For the examples here:

In baseball the regular season record is completely meaningless.

A rudimentary, better-than-nothing way to test this would be to look at the playoff series for the past N seasons and count the fraction of them that was one by the time with the superior preseason record. If it’s not substantially bigger than 50%, then that would support the claim.

[In basketball] there is perhaps no greater factor in predicting a winner than looking at who has the home field advantage.

Here you could take all NBA games played over the past N seasons and count the fraction that were won by the home team. If it’s greater than 50%, that would show that playing at home is an advantage. But is there “no greater factor”? Hard to prove, but you could try to DIS-prove it by looking at some other factor that might be important. For example, it’s possible that knowing which team has the best record over the past 100 games is more important. That could be tested as well.

Winning baseball games in the postseason is all about two things: Pitching and momentum.

For pitching: The question, I guess is whether pitching is more important than hitting in the post-season. You could take the past N series and count the fraction that was won by the team that had the better ERA during the regular season. Then you could count the fraction that was won by the team that had the highest number of runs scored per game during the regular season.

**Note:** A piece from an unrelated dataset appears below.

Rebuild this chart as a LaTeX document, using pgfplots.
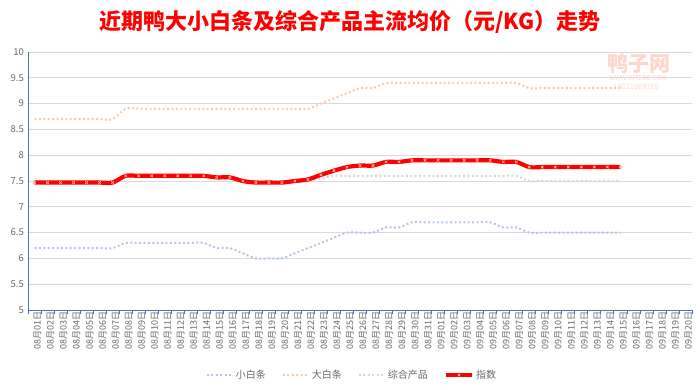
\documentclass[border=0pt]{standalone}
\usepackage{fontspec}
\setmainfont{Noto Sans CJK SC}
\usepackage{pgfplots}
\usepackage{pgfplotstable}
\pgfplotsset{compat=1.18}
\definecolor{xbt}{RGB}{180,199,231}
\definecolor{dbt}{RGB}{248,203,173}
\definecolor{zh}{RGB}{215,215,215}
\definecolor{axblue}{RGB}{68,114,196}
\definecolor{lbl}{RGB}{105,105,105}
\definecolor{gridc}{RGB}{217,217,217}
\definecolor{mk}{RGB}{255,185,175}
\definecolor{wm}{RGB}{253,214,204}

\pgfplotstableread{
i s b c z
0 6.2 8.7 7.5 7.47
1 6.2 8.7 7.5 7.47
2 6.2 8.7 7.5 7.47
3 6.2 8.7 7.5 7.47
4 6.2 8.7 7.5 7.47
5 6.2 8.7 7.5 7.47
6 6.2 8.7 7.5 7.47
7 6.3 8.9 7.6 7.6
8 6.3 8.9 7.6 7.6
9 6.3 8.9 7.6 7.6
10 6.3 8.9 7.6 7.6
11 6.3 8.9 7.6 7.6
12 6.3 8.9 7.6 7.6
13 6.3 8.9 7.6 7.6
14 6.2 8.9 7.6 7.57
15 6.2 8.9 7.6 7.57
16 6.1 8.9 7.5 7.5
17 6.0 8.9 7.5 7.47
18 6.0 8.9 7.5 7.47
19 6.0 8.9 7.5 7.47
20 6.1 8.9 7.5 7.5
21 6.2 8.9 7.5 7.53
22 6.3 9.0 7.55 7.62
23 6.4 9.1 7.6 7.7
24 6.5 9.2 7.6 7.77
25 6.5 9.3 7.6 7.8
26 6.5 9.3 7.6 7.8
27 6.6 9.4 7.6 7.87
28 6.6 9.4 7.6 7.87
29 6.7 9.4 7.6 7.9
30 6.7 9.4 7.6 7.9
31 6.7 9.4 7.6 7.9
32 6.7 9.4 7.6 7.9
33 6.7 9.4 7.6 7.9
34 6.7 9.4 7.6 7.9
35 6.7 9.4 7.6 7.9
36 6.6 9.4 7.6 7.87
37 6.6 9.4 7.6 7.87
38 6.5 9.3 7.5 7.77
39 6.5 9.3 7.5 7.77
40 6.5 9.3 7.5 7.77
41 6.5 9.3 7.5 7.77
42 6.5 9.3 7.5 7.77
43 6.5 9.3 7.5 7.77
44 6.5 9.3 7.5 7.77
45 6.5 9.3 7.5 7.77
}\data

\begin{document}
\begin{tikzpicture}
\useasboundingbox (0,0) rectangle (700pt,-389pt);
\node[text=red, font=\bfseries\fontsize{22}{22}\selectfont] at (350pt,-22pt) {近期鸭大小白条及综合产品主流均价（元/KG）走势};
\node[text=wm, font=\bfseries\fontsize{21}{21}\selectfont] at (639pt,-64pt) {鸭子网};
\node[text=wm, font=\fontsize{6.5}{6.5}\selectfont] at (638pt,-78pt) {WWW.INTEDC.COM};
\node[text=wm, font=\fontsize{7.5}{7.5}\selectfont] at (636pt,-87pt) {18631069765};
\begin{axis}[
  at={(28pt,-310pt)}, anchor=south west,
  scale only axis, width=664pt, height=258pt,
  xmin=-0.5, xmax=50.5, ymin=5, ymax=10,
  ytick={5,5.5,...,10},
  xtick={0,...,50},
  xticklabels={08月01日,08月02日,08月03日,08月04日,08月05日,08月06日,08月07日,08月08日,08月09日,08月10日,08月11日,08月12日,08月13日,08月14日,08月15日,08月16日,08月17日,08月18日,08月19日,08月20日,08月21日,08月22日,08月23日,08月24日,08月25日,08月26日,08月27日,08月28日,08月29日,08月30日,08月31日,09月01日,09月02日,09月03日,09月04日,09月05日,09月06日,09月07日,09月08日,09月09日,09月10日,09月11日,09月12日,09月13日,09月14日,09月15日,09月16日,09月17日,09月18日,09月19日,09月20日},
  minor xtick={-0.5,0.5,...,50.5},
  axis x line*=bottom, axis y line*=left,
  axis line style={axblue, line width=0.8pt},
  ymajorgrids, grid style={gridc, line width=0.8pt},
  major tick length=0pt,
  minor tick length=4pt,
  minor tick style={axblue, line width=0.8pt},
  tick align=outside,
  /pgf/number format/assume math mode=true,
  xticklabel style={rotate=90, anchor=east, font=\fontsize{9}{9}\selectfont, text=lbl, inner sep=1pt, yshift=-3pt},
  yticklabel style={font=\fontsize{9.5}{9.5}\selectfont, text=lbl, inner sep=1pt, xshift=-3pt},
  legend style={draw=none, fill=none, at={(0.488,-0.252)}, anchor=center, legend columns=4,
    font=\fontsize{10}{10}\selectfont, text=lbl,
    /tikz/every even column/.append style={column sep=14pt}},
  legend image code/.code={\draw[mark repeat=2,mark phase=2,#1] plot coordinates {(0pt,0pt) (13pt,0pt) (26pt,0pt)};},
  clip=false,
]
\addplot[xbt, line width=2pt, dash pattern=on 2pt off 2.4pt, smooth, tension=0.5] table[x=i, y=s] {\data};
\addlegendentry{小白条}
\addplot[dbt, line width=2pt, dash pattern=on 2pt off 2.4pt, smooth, tension=0.5] table[x=i, y=b] {\data};
\addlegendentry{大白条}
\addplot[zh, line width=2pt, dash pattern=on 2pt off 2.4pt, smooth, tension=0.5] table[x=i, y=c] {\data};
\addlegendentry{综合产品}
\addplot[red, line width=4.2pt, smooth, tension=0.5, mark=x, mark size=1.8pt, mark options={solid, draw=mk, line width=0.7pt}] table[x=i, y=z] {\data};
\addlegendentry{指数}
\end{axis}
\end{tikzpicture}
\end{document}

For momentum: For each series, calculate the fraction of games won by a team for the full series, call that Y, then calculate the fraction of games that they won when they also won the previous game, and call that fraction X. Now calculate X/Y for each series over the past N years. If X/Y, averaged over the past N years, is much bigger than one, then that would support the momentum idea.

Chris Cooper replies:

In contradiction, I have a close friend who has made a nice living for 15 years exclusively from betting football in Las Vegas. He is not a “handicapper”, though. He applies a computerized, brute-force strategy to tournament-style contests.